Mr. Chandler’s proposal that patent infringement penalties be tied to “the actual economic value of the innovation reflected in the patent” is laughable. This essentially would eliminate any penalty for patent infringement. Corporations would be encouraged to use patented material without first obtaining the rights and would only have to pay for the value of the patented material if they failed to outlast the inventor in mounting, endless law suits. It would be as if the full penalty for robbing a bank was that you had to give the money back.

In the adjoining column, Phyllis Schlafly points out that the new patent bill “would shift decision-making about damages for patent infringement from market valuations to judgments by judges and juries.” This tends to favor the large corporation over the little guy. The corporation argues that if it is forced to pay a penalty, its entire future could be put in jeopardy (or perhaps its “$4 billion per year [spent] on R&D, 90 percent of that in the U.S.”). It is not unusual for juries to acquit prominent local figures and corporations just because they were seen by the jury to be too important to the community to lose. After all, why not let the corporation cheat the little guy if it will save jobs in the community?

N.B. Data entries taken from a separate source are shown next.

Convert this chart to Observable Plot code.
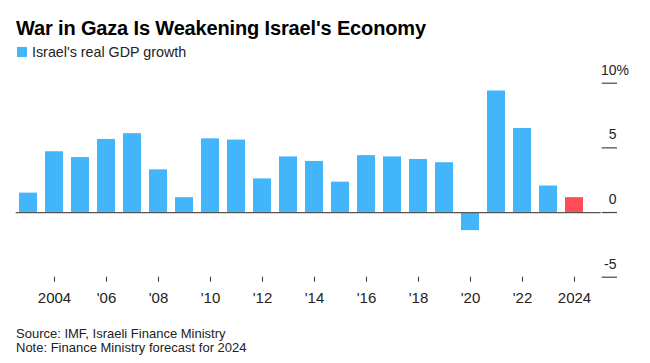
<!DOCTYPE html>
<html>
<head>
<meta charset="utf-8">
<script src="https://cdn.jsdelivr.net/npm/d3@7"></script>
<script src="https://cdn.jsdelivr.net/npm/@observablehq/plot@0.6"></script>
<style>
  html, body { margin: 0; padding: 0; background: #fff; }
  body { width: 650px; height: 363px; position: relative; overflow: hidden; font-family: "Liberation Sans", Arial, sans-serif; color: #222; }
  #title { position: absolute; left: 16px; top: 17.8px; font-size: 20px; line-height: 20px; font-weight: bold; color: #000; letter-spacing: -0.15px; white-space: nowrap; }
  #legend { position: absolute; left: 17px; top: 44.6px; font-size: 14.3px; line-height: 14.3px; white-space: nowrap; }
  #legend .sw { position: absolute; left: 0; top: 2.7px; width: 10px; height: 10px; }
  #legend .lab { position: absolute; left: 15px; top: 0; }
  #chart { position: absolute; left: 0; top: 62px; }
  #notes { position: absolute; left: 16px; top: 326.8px; font-size: 13px; line-height: 14px; color: #222; white-space: nowrap; }
</style>
</head>
<body>
<div id="title"></div>
<div id="legend"><span class="sw"></span><span class="lab"></span></div>
<div id="chart"></div>
<div id="notes"></div>
<script>
const titleText = "War in Gaza Is Weakening Israel's Economy";
const seriesName = "Israel's real GDP growth";
const sourceLines = ["Source: IMF, Israeli Finance Ministry", "Note: Finance Ministry forecast for 2024"];

const years = [2003, 2004, 2005, 2006, 2007, 2008, 2009, 2010, 2011, 2012, 2013, 2014, 2015, 2016, 2017, 2018, 2019, 2020, 2021, 2022, 2023, 2024];
const growth = [1.5, 4.7, 4.25, 5.65, 6.1, 3.3, 1.15, 5.7, 5.6, 2.6, 4.3, 3.95, 2.35, 4.4, 4.3, 4.1, 3.85, -1.4, 9.4, 6.5, 2.05, 1.15];
const forecastYears = [2024];

const yTicks = [-5, 0, 5, 10];
const xTickYears = [2004, 2006, 2008, 2010, 2012, 2014, 2016, 2018, 2020, 2022, 2024];
const xTickLabels = ["2004", "'06", "'08", "'10", "'12", "'14", "'16", "'18", "'20", "'22", "2024"];

const blue = "#43b6fb";
const red = "#ff4d58";

const data = years.map((year, i) => ({year, value: growth[i], forecast: forecastYears.includes(year)}));

document.getElementById("title").textContent = titleText;
document.querySelector("#legend .sw").style.background = blue;
document.querySelector("#legend .lab").textContent = seriesName;
document.getElementById("notes").innerHTML = sourceLines.map(s => `<div>${s}</div>`).join("");

const chart = Plot.plot({
  width: 650,
  height: 248,
  marginTop: 20.7,
  marginBottom: 33.3,
  marginLeft: 15.7,
  marginRight: 49.3,
  style: {fontFamily: "'Liberation Sans', Arial, sans-serif", fontSize: "15px", color: "#222", background: "white", overflow: "visible"},
  x: {type: "band", domain: years, range: [15.7, 585.7], paddingInner: 0.3, paddingOuter: 0, label: null},
  y: {domain: [-5, 10], label: null},
  marks: [
    Plot.barY(data, {x: "year", y: "value", fill: d => d.forecast ? red : blue}),
    Plot.ruleY([0], {stroke: "#555", strokeWidth: 1.2}),
    Plot.axisX({ticks: xTickYears, tickFormat: d => xTickLabels[xTickYears.indexOf(d)], tickSize: 5, tickPadding: 10, stroke: "#333", fontSize: 15, label: null}),
    Plot.axisY({anchor: "right", ticks: yTicks, tickSize: 15.3, tickFormat: () => "", stroke: "#444", strokeWidth: 1.2, label: null}),
    Plot.text(yTicks, {y: d => d, text: d => String(d), frameAnchor: "right", textAnchor: "end", dx: 15.3, dy: -13, fontSize: 14, fill: "#222"}),
    Plot.text([10], {y: d => d, text: () => "%", frameAnchor: "right", textAnchor: "start", dx: 15.3, dy: -13, fontSize: 14, fill: "#222"})
  ]
});
document.getElementById("chart").appendChild(chart);
</script>
</body>
</html>
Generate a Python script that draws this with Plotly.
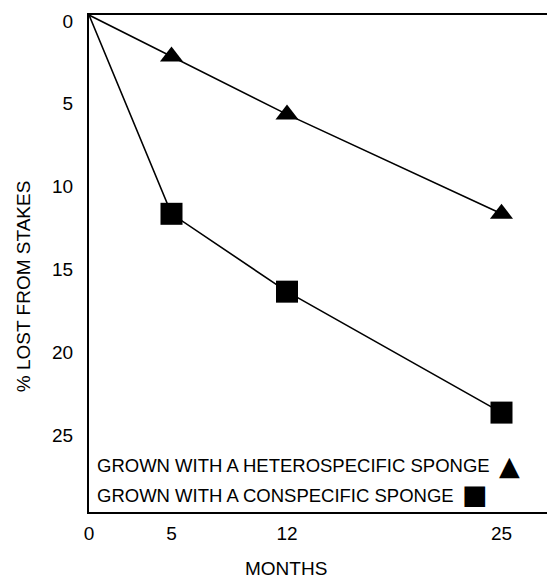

To ensure our economic vitality, we have to protect the individual inventor as well as the corporate inventor. The solution lies along the lines that Mrs. Schlafly proposes: more patent examiners, confidentiality of the process and keeping decision-making in the hands of the experts rather than juries. If we’re not careful, we could end up with legislation that does to intellectual property rights what the Supreme Court’s Kelo decision did for real property rights — made them enforceable against strong pressure only if you have sufficient financial and political clout.

VICTOR CHOLEWICKI

Washington

The Pat Tillman case

Democrats habitually claim that were they in power, they would conduct the war against terrorism more effectively than the Bush administration has. Yesterday, they got their chance to prove it. A House committee chaired by the venerable Henry A. Waxman, California Democrat, had before it former Secretary of Defense Doland H. Rumsfeld; retired Gen. Richard B. Myers and “other former top brass.” These gentlemen were being grilled about why it took the Army five weeks to notify the family of a famous soldier who had been killed in battle in Afghanistan and that he had been killed by friendly fire rather than enemy fire (“Rumsfeld denies cover up on Tillman,” Nation, Thursday). The witnesses were not questioned about what steps the Army had taken to prevent future friendly-fire killings, only what had caused the delay.

What Mr. Waxman and his fellow Democrats should have been asking was how the Army could have kept this information from Cpl. Tillman’s family for so long. Instead this spectacle has embarrassed the Army and downplayed the heroic death of Cpl. Tillman. He certainly deserves to be honored, regardless of how he was killed in combat. The Democrats are sending a bad message to our troops.

SEYMOUR KLEIMAN

Baltimore

’Washington requires choice’

Deborah Simmons laments the lamentable state of Washington, D.C.’s public education system in her Op-Ed “Hotter than July” (Friday). What’s new? Certainly not stories of the District’s education bureaucracy failing students.

The writer’s most important insight is that a variety of tracks are needed for students with a variety of post-high school plans. College isn’t for everyone, but until we move beyond the egalitarian idea that all students are capable of — and desire — the same thing, children are held hostage by a system that relies on and propagates that idea. Changing the system requires that it be held accountable, which means parents must have real alternative school choices. WRC may mean to the author “who really cares,” but couldn’t it also mean “Washington requires choice”?